Erik Andersen had never been interested in architecture, but playing Minecraft – a popular 3D video game where users build and navigate their own digital environments – he found himself constructing a brick-by-brick scale model of a temple he’d once seen in Bangkok.

“Suddenly I was actually starting to look at buildings and think about their design features,” said Andersen, assistant professor of computer science. “I’m generally interested in education in games, and I was impressed by how this game got me interested in architecture.”

Seeking to harness that educational potential, Andersen and three other Cornell computer scientists developed a Minecraft modification that uses artificial intelligence to tell players whether their buildings fit into certain architectural styles, and offers ideas for how the structures could be improved. Their modification – which is not yet publicly available – also helped advance the researchers’ work in computer vision and human-robot communication.

The authors will present their paper, “Design Mining for Minecraft Architecture,” at the Association for the Advancement of Artificial Intelligence Conference on Artificial Intelligence and Interactive Digital Entertainment, Nov. 13-17, in Edmonton, Alberta, Canada.

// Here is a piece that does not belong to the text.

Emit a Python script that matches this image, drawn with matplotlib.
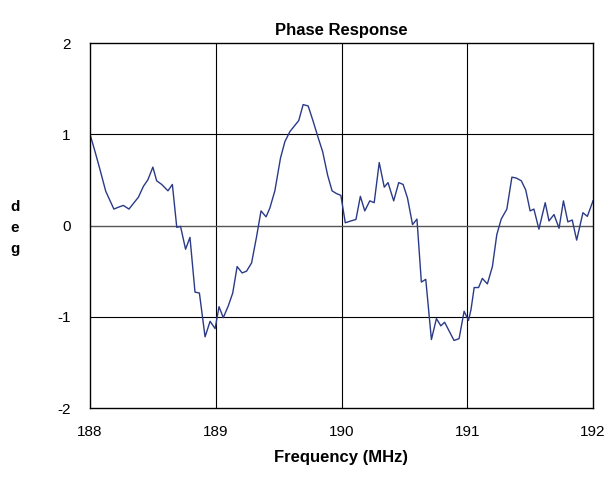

“Minecraft, without intending to be an educational tool, has been pulled in so many different directions, where originally it was just for fighting monsters,” said senior author Ross Knepper, assistant professor of computer science. “One of the things that’s important to learn when you’re a kid and throughout life is creativity, abstraction – how to envision what you want and then create it. That’s not an easy skill for anyone. So this is a tool that helps people not get discouraged, maybe if they’re beginning at Minecraft and don’t know how to use their imagination right off the bat.”

“When you’re working with images, it’s really hard to actually get at the essence of what something is. A machine observing how people build can actually learn quite a bit about about what shape is, what structure is, what buildings are.”

Bharath Hariharan, assistant professor of computer science
Based on buildings that Minecraft players created and uploaded for others to use, the researchers created a deep neural network – a kind of machine learning trained to predict whether data belongs in a certain category. Through that network, players could learn whether their building is medieval, modern, Asian or classical – four especially popular tags used by Minecraft players. Once the building is classified, another algorithm can show the users similar buildings to inspire them to make improvements to their own.

The program also allows users to import similar buildings into their Minecraft worlds, creating a neighborhood of like styles.

“It’s a way for the users to learn more about the thing they built,” said Irene (Euisun) Yoon ’19, first author on the paper. “People are really interested in having more design spaces in Minecraft, and being able to build certain types of architecture, but there weren’t any design tools as far as we were aware that can teach them.”

Yoon personally curated the data set to make sure the buildings were labeled correctly, since their algorithm was less accurate than they would have liked because it was trained with fewer than 1,000 player-created buildings. Ideally, such an algorithm would be trained with tens or hundreds of thousands of pieces of data.

“If you ask an architect to tell you what a building’s style is, the architect will say, ‘OK, it’s one-and-a-half stories, it has dormers, it’s a Cape Cod.’ Deep learning is doing that but it’s doing it in a black box way (hidden from view). It learns patterns, but not necessarily the same patterns an architect would say are the key things,” Knepper said. For example, if all the modern-style houses in a data set have pools on the roof, the computer could assume that rooftop pools are a requirement for modern houses.

For Knepper, a roboticist by training, the Minecraft project helped answer questions about how a robot might follow a human’s instructions.

“If I say, ‘Build a house,’ today a robot is going to say, ‘I don’t know what that means.’ ‘Which brick should I put where?’ is the level at which robots need instruction,” Knepper said. “We’d like humans to be able to interface with robots more like we interface with each other. So if I tell it to build a medieval house or an ancient house and give some of the high-level details, it would know at that point how to turn it into a plausible thing that does everything you want. We’re not there yet, but this is the first step towards that goal.”

Co-author Bharath Hariharan, assistant professor of computer science, approached the research from the perspective of his own work in computer vision. In trying to interpret an image, a computer can be trained to pick up cues such as shape and solidity, but may have trouble processing perspective or scale. Using people’s intelligence through their Minecraft structures and tags can help computers learn to solve those problems.

“When you’re working with images, it’s really hard to actually get at the essence of what something is,” Hariharan said. “A machine observing how people build can actually learn quite a bit about about what shape is, what structure is, what buildings are.”

The paper is based on work supported by the National Science Foundation.